For reference, 去 (pinyin: qù) is a Chinese character that means "to go", as in 去商店 (go to the store) or 去學校 (go to school).
Unicode and UTF-8
Unicode is the industry standard for character coding, covering over a hundred thousand characters across modern as well as ancient writing scripts (with over a million possible characters). UTF-8 is the encoding standard used by almost all webpages. UTF-8 is variable width (1 to 4 bytes per character), and is completely backwards compatible with ASCII. This means ASCII strings will perfectly match their corresponding UTF-8 strings. UTF-8 also supports multi-byte Unicode encodings.
Unfortunately, browser support on upper Unicode blocks varies wildly (and sometimes requires additional language packs installed on your operating system), although increasingly most browsers offer at least one font capable of rendering most of the common Unicode blocks. And this seems to improve every year.
Unicode as a Numeric Base
One of the larger contiguous Unicode ranges that seems to have decent support on modern browsers is the initial CJK block as well as Korean Hangul syllables. Why are these interesting? Well, rather than a base-62 or base-64, we can use CJK and Hangul syllables to create extremely large numeric bases.
Extremely Large Numeric Bases
The CJK range of 4e00 to 9fea seems to be adequately supported, as well as the Hangul syllable range of ac00 to d7a3, this would give us a base-20971 and a base-11172 respectively.

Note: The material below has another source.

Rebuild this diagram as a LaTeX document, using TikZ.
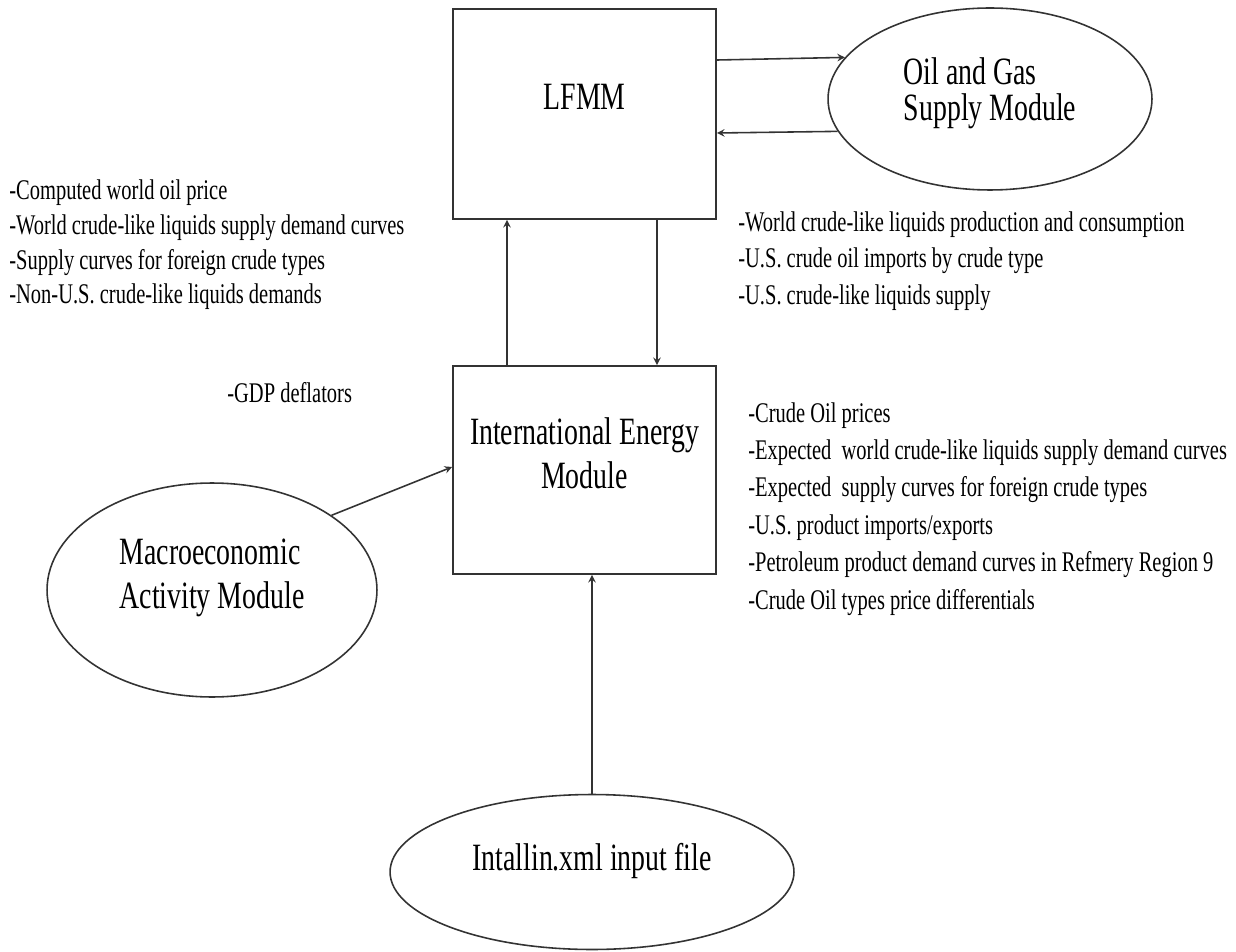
\documentclass[tikz,border=0pt]{standalone}
\usepackage{fontspec}
\setmainfont{Liberation Serif}[FakeStretch=0.72]
\usetikzlibrary{shapes.geometric,positioning}

\begin{document}
\begin{tikzpicture}[x=0.02cm,y=-0.02cm]

		\tikzstyle{module}=[rectangle,
			draw=black!80,line width=1.1pt,
			minimum width=5.26cm,minimum height=4.2cm,inner sep=0pt,
			align=center,font=\fontsize{22}{25.6}\selectfont]
		\tikzstyle{oval}=[ellipse,
			draw=black!80,line width=0.9pt,inner sep=0pt,
			align=left,font=\fontsize{22}{24.5}\selectfont]
		\tikzstyle{notes}=[anchor=north west,inner sep=0pt,align=left,
			font=\fontsize{16.2}{21.3}\selectfont]
		\tikzstyle{flow}=[->,>=stealth,draw=black!80,line width=0.9pt]

		\useasboundingbox (0,0) rectangle (1236,952);

		\node[module,text height=0.5cm,text depth=0.66cm]	(lfmm)	at (584.5,114)	{LFMM};
		\node[module,minimum height=4.16cm,text height=1.36cm,text depth=0.6cm]	(iem)	at (584.5,470)	{International Energy\\Module};

		\node[oval,minimum width=6.48cm,minimum height=3.64cm,font=\fontsize{22}{20.5}\selectfont,
			text height=1.48cm,text depth=0.6cm]	(oilgas)	at (990,99)	{Oil and Gas\\Supply Module};
		\node[oval,minimum width=6.6cm,minimum height=4.28cm,text height=1.32cm,text depth=0.6cm]	(macro)	at (212,590)	{Macroeconomic\\Activity Module};
		\node[oval,minimum width=8.08cm,minimum height=3.1cm,text height=0.5cm,text depth=0.58cm]	(intallin)	at (592,872)	{Intallin.xml input file};

		% data passed between the modules
		\node[notes,font=\fontsize{16.2}{19.9}\selectfont]	(toLFMM)	at (9,179)	{-Computed world oil price\\-World crude-like liquids supply demand curves\\-Supply curves for foreign crude types\\-Non-U.S. crude-like liquids demands};
		\node[notes,font=\fontsize{16.2}{20.8}\selectfont]	(fromLFMM)	at (738,211)	{-World crude-like liquids production and consumption\\-U.S. crude oil imports by crude type\\-U.S. crude-like liquids supply};
		\node[notes]	(gdp)	at (227,382)	{-GDP deflators};
		\node[notes]	(fromIEM)	at (748,402)	{-Crude Oil prices\\-Expected\ \ world crude-like liquids supply demand curves\\-Expected\ \ supply curves for foreign crude types\\-U.S. product imports/exports\\-Petroleum product demand curves in Refmery Region 9\\-Crude Oil types price differentials};

		\draw[flow] ([yshift=1.08cm]lfmm.east) -- (oilgas.164);
		\draw[flow] (oilgas.192) -- ([yshift=-0.38cm]lfmm.east);

		\draw[flow] ([xshift=-1.55cm]iem.north) -- ([xshift=-1.55cm]lfmm.south);
		\draw[flow] ([xshift=1.45cm]lfmm.south) -- ([xshift=1.45cm]iem.north);

		\draw[flow] (macro.32) -- ([yshift=0.06cm]iem.west);
		\draw[flow] (intallin.north) -- (intallin.north |- iem.south);

	\end{tikzpicture}
\end{document}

For example, in a base-62 scheme, you may have a typical short URL that looks like this:
However, the x404 Novelty URL Shortener would look something like:
Taken to extremes, what if we're building a database of lots and lots URLs, let's say 9,223,372,036,854,775,807 (nine quintillion two hundred twenty-three quadrillion three hundred seventy-two trillion thirty-six billion eight hundred fifty-four million seven hundred seventy-five thousand eight hundred seven). This is the largest signed-64-bit integer on most systems. Even with that many URLs, we'd end up with short URLs that look something like this:
http://shorturl/7M85y0N8lZa http://去.cc/瑙稃瑰蜣丯 http://去.cc/셁뻾뮋럣깐
The CJK and Hangul examples are 6-characters shorter than their base-62 counterpart. In practice, I'm not sure anyone will ever need to map nine quintillion URLs. There aren't that many URLs, although there are billions of URLs. Let's say we're dealing with 88-billion URLs. In that case it would look like this:
http://shorturl/3CG2Fy1 http://去.cc/執洪仉 http://去.cc/닁읛껅
NOTE: while the character-length of the Chinese string is less than the base-62 string, each of the Chinese characters represents 3-bytes in UTF-8. This will not save you bandwidth, although technically neither does ASCII, but it's worth mentioning nonetheless.
Other Novelty Bases
Unicode is full of fun and interesting character sets, here are some examples that I have built into x404:
# base-10 922111 base62: LSR3 top16: eewwt CJK: 鶱丫 hangul: 쏉걒 dingbats: ➚✴✙ braille: ⣚⡴⡙ alchemical: 🜩🝓🝅 anglosaxon: ᛡᛇᛞᚻᚢ greek: οΒΦδ yijing: ䷫䷔䷫䷃
- top16: The top-16 most common letters in English (where f maps to 0). This is a subset of base-62, and I find it often produces sequences that are easier to remember, albeit longer than base-62. To avoid collisions with base-62, x404 will prefix a "-" in front of any base-62 strings that are composed of top16 characters, e.g., "-ate".
- CJK: The base-20971 Chinese characters. This potentially can grow to well over 80,000 -- depending on future browser support of the CJK block extensions. Also, these are really beautiful.
- hangul: The base-11172 Hangul syllables. Note: Hangul is a phonetic alphabet with only 28 characters, however, for readability, Unicode includes 11,171 combinations of those 28 Hangul characters. This makes it useful as an extremely large numeric base.
- dingbats: Precursor to emojis, dingbats provide a base-192.
- braille: 8-dot Braille patterns provide a base-192.
- alchemical: alchemical symbols provide a base-116.
- anglosaxon: Anglo-Saxon Runes provide a mere base-29.
- greek: Greek provides a base-49.
- yijing: The I Ching (易經, yijing) hexagrams provide a base-64.